Josh Sigurdson talks with author and economic analyst John Sneisen about the growing pension bubble and why it may burst sooner than later.
In the most recent news, state pensions are at risk of crashing. According to a recent study by The Pew Charitable Trusts, the risk of a collapse is massive if the economy sees a downturn and we all know the economy inevitably has to crash considering all fiat currencies eventually revert to their true value of zero going back to 1024AD in China.
The study shows pension funds in New Jersey and Kentucky are most at risk of crashing as they see a large decrease in public pension system funding. The states saw pension funding levels decrease from 100% to 31% between fiscal years 2000 to 2016.
New Jersey and Kentucky according to the study have the lowest funded state pension systems in the United States.
“Even after eight years of economic recovery—eight straight years of stock market gains—the public pension plans are more vulnerable than they’ve ever been to the next recession,” researcher Greg Mennis said in an interview with the Associated Press.
Now of course Mennis seems to believe there was a recovery since 2008 when we know that almost all banks are still insolvent and stocks are bubbled to unthinkable levels, due for a bubble burst of their own at any time. Though of course fundamentals are off the table due to the level of manipulation, so we cannot put a date on the crash, we just know it has to happen eventually and we’re seeing a lot of tell-tale signs as of recently.
We’ve also reported on other studies showing the pension shortfall at 400 trillion dollars by the year 2050. It’s unlikely it’ll last that long, but keep in mind, that’s more than 4 times the global GDP. People born in 2007 are said to likely live to an average age of 103. How is half a life going to be funded by taxpayers? It’s impossible.

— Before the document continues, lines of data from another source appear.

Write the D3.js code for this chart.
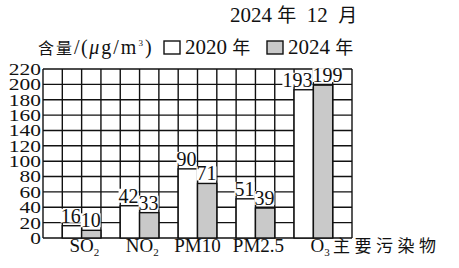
<!DOCTYPE html>
<html>
<head>
<meta charset="utf-8">
<script src="https://cdn.jsdelivr.net/npm/d3@7"></script>
<style>
  body { margin: 0; background: #fff; }
  text { font-family: "Liberation Serif", "Times New Roman", serif; fill: #111; white-space: pre; }
  .cjk { font-family: "Noto Sans CJK SC", sans-serif; }
</style>
</head>
<body>
<div id="chart"></div>
<script>
// data
const pollutants = ["SO2", "NO2", "PM10", "PM2.5", "O3"];
const labelMain = ["SO", "NO", "PM10", "PM2.5", "O"];
const labelSub = ["2", "2", "", "", "3"];
const values2020 = [16, 42, 90, 51, 193];
const values2024 = [10, 33, 71, 39, 199];
const yTicks = [0, 20, 40, 60, 80, 100, 120, 140, 160, 180, 200, 220];

const width = 459, height = 268;
const plotLeft = 43, plotRight = 352, plotTop = 69, plotBottom = 238;
const nCols = 16;

const svg = d3.select("#chart")
    .append("svg")
        .attr("width", width)
        .attr("height", height);

const xCol = d3.scaleLinear().domain([0, nCols]).range([plotLeft, plotRight]);
const xGroup = d3.scaleBand().domain(pollutants).range([xCol(1), xCol(nCols)]);
const barW = xGroup.bandwidth() / 3;
const y = d3.scaleLinear().domain([0, 220]).range([plotBottom, plotTop]);

// grid
const grid = svg.append("g").attr("stroke", "#111").attr("stroke-width", 1.4);
grid.selectAll(".h")
    .data(yTicks)
    .enter()
    .append("line")
        .attr("x1", plotLeft).attr("x2", plotRight)
        .attr("y1", d => y(d)).attr("y2", d => y(d));
grid.selectAll(".v")
    .data(d3.range(nCols + 1))
    .enter()
    .append("line")
        .attr("x1", d => xCol(d)).attr("x2", d => xCol(d))
        .attr("y1", plotTop).attr("y2", plotBottom);

// y tick labels (no tick marks, wide serif digits)
svg.append("g")
    .selectAll("text")
    .data(yTicks)
    .enter()
    .append("text")
        .attr("transform", d => "translate(41," + y(d) + ") scale(1.3,1)")
        .attr("text-anchor", "end")
        .attr("dy", "0.36em")
        .style("font-size", "16.5px")
        .text(d => d);

// bars
const bars = [];
pollutants.forEach((p, i) => {
    bars.push({ p: p, k: 0, v: values2020[i] });
    bars.push({ p: p, k: 1, v: values2024[i] });
});

svg.append("g")
    .selectAll("rect")
    .data(bars)
    .enter()
    .append("rect")
        .attr("x", d => xGroup(d.p) + d.k * barW)
        .attr("y", d => y(d.v))
        .attr("width", barW)
        .attr("height", d => y(0) - y(d.v))
        .attr("fill", d => d.k === 0 ? "#ffffff" : "#c9c9c9")
        .attr("stroke", "#111")
        .attr("stroke-width", 1.4);

// value labels with white backing
const labelG = svg.append("g");
bars.forEach(d => {
    const g = labelG.append("g");
    const bg = g.append("rect").attr("fill", "#fff");
    const t = g.append("text")
        .attr("y", y(d.v) - 3)
        .style("font-size", "20px")
        .text(d.v);
    const w = t.node().getComputedTextLength();
    const bx = xGroup(d.p) + d.k * barW;
    if (w > barW) {
        if (d.k === 0) t.attr("x", bx + barW - 1).attr("text-anchor", "end");
        else t.attr("x", bx - 1).attr("text-anchor", "start");
    } else {
        t.attr("x", bx + barW / 2).attr("text-anchor", "middle");
    }
    const bb = t.node().getBBox();
    bg.attr("x", bb.x).attr("y", y(d.v) - 17).attr("width", bb.width).attr("height", 14);
});

// x labels
const xl = svg.append("g")
    .selectAll("text")
    .data(pollutants)
    .enter()
    .append("text")
        .attr("y", 252)
        .style("font-size", "19px");
xl.each(function(p, i) {
    const t = d3.select(this);
    t.append("tspan").text(labelMain[i]);
    if (labelSub[i]) t.append("tspan").attr("dy", 4).style("font-size", "11px").text(labelSub[i]);
    const mw = this.getSubStringLength(0, labelMain[i].length);
    t.attr("x", xGroup(p) + xGroup.bandwidth() / 3 - mw / 2 + (i === 3 ? 3 : 0) + (i === 4 ? 4 : 0));
});
svg.append("text")
    .attr("class", "cjk")
    .attr("x", 333)
    .attr("y", 252)
    .style("font-size", "17px")
    .style("letter-spacing", "4.5px")
    .text("主要污染物");

// title
const title = svg.append("text").attr("x", 230).attr("y", 22).style("font-size", "21px");
title.append("tspan").text("2024 ");
title.append("tspan").attr("class", "cjk").style("font-size", "19px").text("年");
title.append("tspan").text("  12  ");
title.append("tspan").attr("class", "cjk").style("font-size", "19px").text("月");

// y-axis unit + legend
const unit = svg.append("text").attr("x", 38).attr("y", 54).style("font-size", "20px");
unit.append("tspan").attr("class", "cjk").style("font-size", "16px").style("letter-spacing", "2px").text("含量");
unit.append("tspan").style("letter-spacing", "1.5px").text("/(");
unit.append("tspan").style("font-style", "italic").style("letter-spacing", "2px").text("μ");
unit.append("tspan").style("letter-spacing", "2px").text("g/m");
unit.append("tspan").attr("dy", -8).style("font-size", "9px").text("3");
unit.append("tspan").attr("dy", 8).attr("dx", 2).text(")");

const legendKeys = ["2020", "2024"];
const legendX = [164, 267];
legendKeys.forEach((k, i) => {
    svg.append("rect")
        .attr("x", legendX[i]).attr("y", 41)
        .attr("width", 16).attr("height", 13)
        .attr("fill", i === 0 ? "#fff" : "#c9c9c9")
        .attr("stroke", "#111")
        .attr("stroke-width", 1.4);
    const t = svg.append("text").attr("x", legendX[i] + 21).attr("y", 54).style("font-size", "21px");
    t.append("tspan").text(k + " ");
    t.append("tspan").attr("class", "cjk").style("font-size", "18px").text("年");
});
</script>
</body>
</html>
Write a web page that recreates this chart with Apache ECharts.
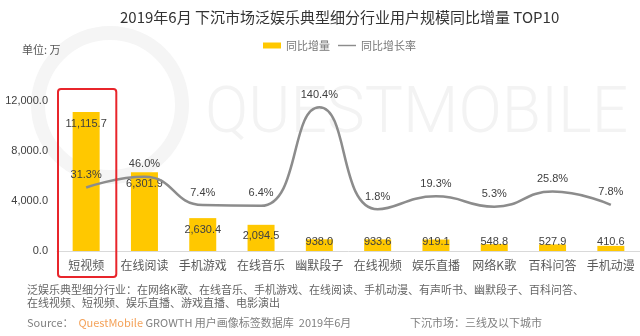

It’s just another strategy to shove the populace into debt servitude as they are dependent (often forcibly) into letting the banks and government decide where their money will go and what it’ll be invested in. This stops people from saving for themselves, understanding the system and making the right choices as individuals. If people at a vast scale understood money, they would choose to save money for their future themselves and it would be far less risky and far more lucrative.
If this goes on much longer, we will all be in the poor house. People need to learn to be self sustainable and financially responsible. It’s the only way around the inevitable collapse of the pension system which will affect nearly everyone.